Every line that holds "chart" should be shown.

--- begin DATA BLOCK ---

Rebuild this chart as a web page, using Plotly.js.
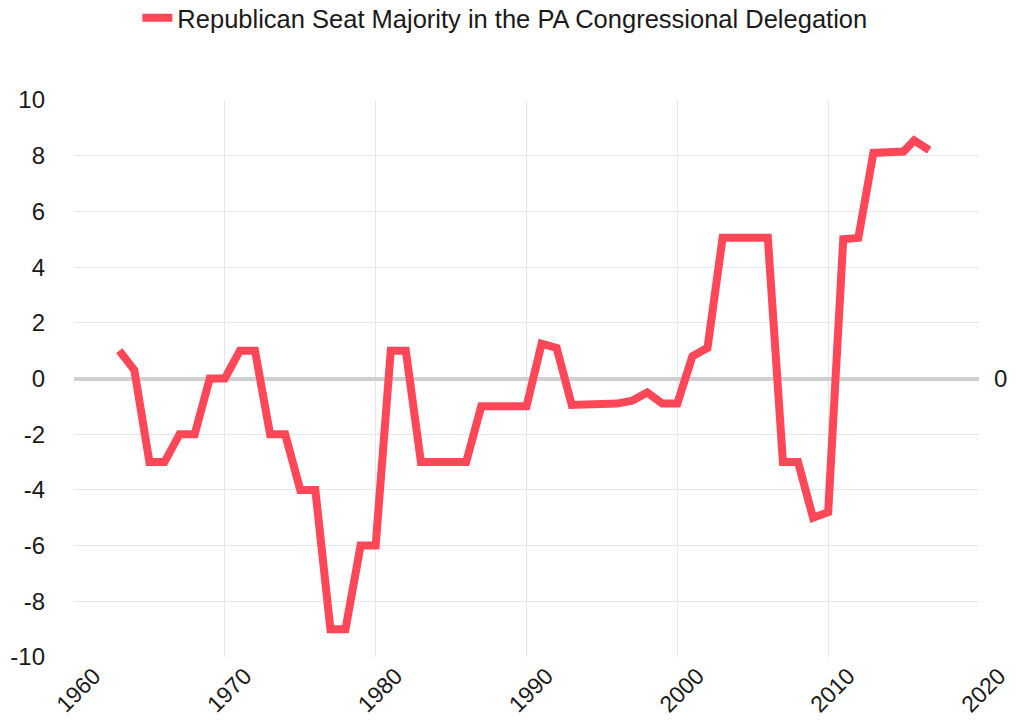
<!DOCTYPE html>
<html>
<head>
<meta charset="utf-8">
<script src="https://cdn.plot.ly/plotly-3.0.1.min.js"></script>
<style>html,body{margin:0;padding:0;background:#fff;}#chart{width:1020px;height:723px;}</style>
</head>
<body>
<div id="chart"></div>
<script>
var seriesName = 'Republican Seat Majority in the PA Congressional Delegation';
var years = [1963, 1964, 1965, 1966, 1967, 1968, 1969, 1970, 1971, 1972, 1973, 1974, 1975, 1976, 1977, 1978, 1979, 1980,
             1981, 1982, 1983, 1984, 1985, 1986, 1987, 1988, 1989, 1990, 1991, 1992, 1993, 1994, 1995, 1996, 1997, 1998, 1999, 2000,
             2001, 2002, 2003, 2004, 2005, 2006, 2007, 2008, 2009, 2010, 2011, 2012, 2013, 2014, 2015, 2015.7, 2016.7];
var majority = [1, 0.3, -3, -3, -2, -2, 0, 0, 1, 1, -2, -2, -4, -4, -9, -9, -6, -6,
                1, 1, -3, -3, -3, -3, -1, -1, -1, -1, 1.25, 1.1, -0.95, -0.95, -0.95, -0.9, -0.8, -0.5, -0.9, -0.9,
                0.8, 1.1, 5.05, 5.05, 5.05, 5.05, -3, -3, -5, -4.8, 5, 5.05, 8.1, 8.1, 8.15, 8.55, 8.2];
var yTicks = [-10, -8, -6, -4, -2, 0, 2, 4, 6, 8, 10];
var xTicks = [1960, 1970, 1980, 1990, 2000, 2010, 2020];

var trace = {
  x: years, y: majority, type: 'scatter', mode: 'lines', name: seriesName,
  line: {color: '#ff4757', width: 8, shape: 'linear'}
};
var layout = {
  width: 1020, height: 723,
  margin: {l: 74, r: 41, t: 100, b: 66, autoexpand: false},
  paper_bgcolor: '#fff', plot_bgcolor: '#fff',
  font: {family: 'Liberation Sans, Arial, sans-serif', color: '#1a1a1a', size: 24},
  showlegend: true,
  legend: {orientation: 'h', x: 0.07, xanchor: 'left', y: 1.147, yanchor: 'middle',
           font: {size: 25.5, color: '#1a1a1a'}, itemwidth: 30},
  xaxis: {range: [1960, 2020], tickvals: xTicks, ticktext: xTicks.map(String), tickangle: -45,
          showgrid: true, gridcolor: '#e6e6e6', gridwidth: 1, zeroline: false, showline: false,
          ticks: '', ticklabelshift: 20, tickfont: {size: 23, color: '#1a1a1a'}},
  yaxis: {range: [-10, 10], tickvals: yTicks, ticktext: yTicks.map(String),
          showgrid: true, gridcolor: '#e6e6e6', gridwidth: 1,
          zeroline: true, zerolinecolor: '#cfcfcf', zerolinewidth: 4, showline: false,
          ticks: '', ticklabelstandoff: 28, tickfont: {size: 24, color: '#1a1a1a'}},
  annotations: [{xref: 'paper', yref: 'y', x: 1, y: 0, xshift: 30, text: '0', showarrow: false,
                 font: {size: 24, color: '#1a1a1a'}}]
};
Plotly.newPlot('chart', [trace], layout, {displayModeBar: false, staticPlot: true});
</script>
</body>
</html>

--- end DATA BLOCK ---

#### EXERCISE SOLUTION
Rebuild this chart as a web page, using Plotly.js.
<style>html,body{margin:0;padding:0;background:#fff;}#chart{width:1020px;height:723px;}</style>
<div id="chart"></div>
Plotly.newPlot('chart', [trace], layout, {displayModeBar: false, staticPlot: true});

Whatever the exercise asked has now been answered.